Russia stages grand WWII parade ahead of vote on Putin reforms
published : 24 Jun 2020 at 17:45
MOSCOW: Columns of tanks and troops paraded through Moscow on Wednesday as President Vladimir Putin presided over grand World War II commemorations to stir up patriotic fervour ahead of a vote on extending his rule.
Putin was flanked on Red Square by elderly war veterans in uniforms laden with medals as thousands of troops carrying bright banners and Kalashnikov rifles marched in the blazing sun to mark the Soviet Union's defeat of Nazi Germany.
Forced to postpone the traditional May 9 Victory Day celebrations by the coronavirus pandemic, Putin rescheduled the parade for just a week ahead of a July 1 public vote on controversial constitutional reforms.
Among other changes, the reforms Putin proposed earlier this year would reset his presidential term-limit clock to zero, allowing him to run two more times and potentially stay in the Kremlin until 2036.
"It is impossible even to imagine what the world would be if the Red Army hadn't come to defend it," the Russian president said in an address to troops following a minute of silence to remember soldiers who died in the fighting.
Putin hailed the Soviet Union's role in World War II praising the Red army for liberating Europe, ending the Holocaust and saving Germany from Nazism, adding it was "our duty to keep this in mind".
He announced the new dates last month for both parade and vote -- initially planned for April -- despite Russia still recording thousands of new coronavirus cases every day.
The rate of new infections has fallen in recent weeks and cities including Moscow have lifted anti-virus lockdowns, but critics accuse Putin of rushing ahead with public events to pursue his own political ends.
This year's parade, marking 75 years since the Nazi defeat showcased some 14,000 troops from 13 countries, as well as vintage equipment and the latest military hardware showing off Russia's fighting capabilities.
Officials say the date was chosen to coincide with the anniversary of the first post-war parade on Red Square, which saw Soviet troops throw down Nazi standards in front of the Lenin mausoleum on June 24, 1945.
- Contagion fears -
In his two decades in office, Putin has harnessed the legacy of the Soviet victory to boost patriotic sentiment and support for his government.
Ahead of the parade, he slammed the West for "insulting Russia" by playing down the USSR's role in winning the war.
Chinese leader Xi Jinping and French President Emmanuel Macron had been scheduled, before the pandemic, to stand shoulder-to-shoulder with the Kremlin chief at the parade, in a testament to Russia's growing international influence under Putin.
Instead he was flanked by the heads of former Soviet Union countries such as Belarus president Alexander Lukashenko.
With more than 8,000 recorded fatalities and over 600,000 confirmed infections, Russia has the third-largest coronavirus caseload in the world after the United States and Brazil.

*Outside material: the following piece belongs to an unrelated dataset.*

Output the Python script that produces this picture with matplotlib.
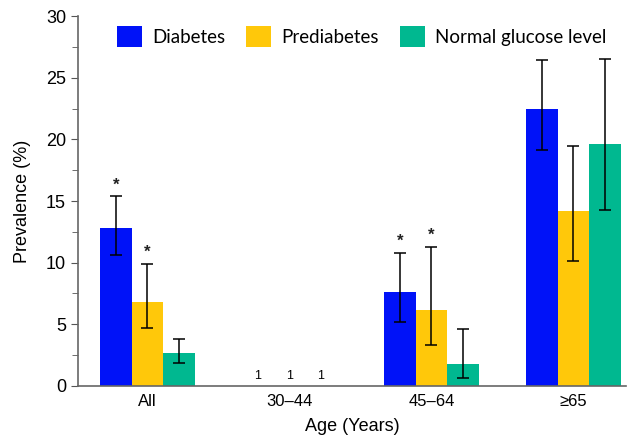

The Kremlin said safety precautions were being taken in the lead-up to the parade -- but participants were not wearing masks and there is still a ban on mass gatherings in Moscow.
Dozens of regions decided to drop their own commemorative parades, citing concerns that a spike in cases could overwhelm under-funded and poorly equipped hospitals throughout the country.
Yet events marking the Soviet victory were scheduled to go ahead in Saint Petersburg, Volgograd and Simferopol in Russia-annexed Crimea.
Reflecting virus concerns, both Moscow Mayor Sergei Sobyanin and Kremlin spokesman Dmitry Peskov advised people to watch the procession on television rather than attend in person. The veterans were quarantined ahead of the event in sanatoriums.
Precautions are also being taken for the constitutional vote, with early balloting starting on Thursday and continuing through to the official vote day on July 1.
Chief opposition figure and former presidential hopeful Alexei Navalny has criticised authorities for spending vast sums on the parade and urged his supporters to boycott the ballot.
"One crazy, greedy man who has gone mad with power is making the whole country engage in delirium," he said.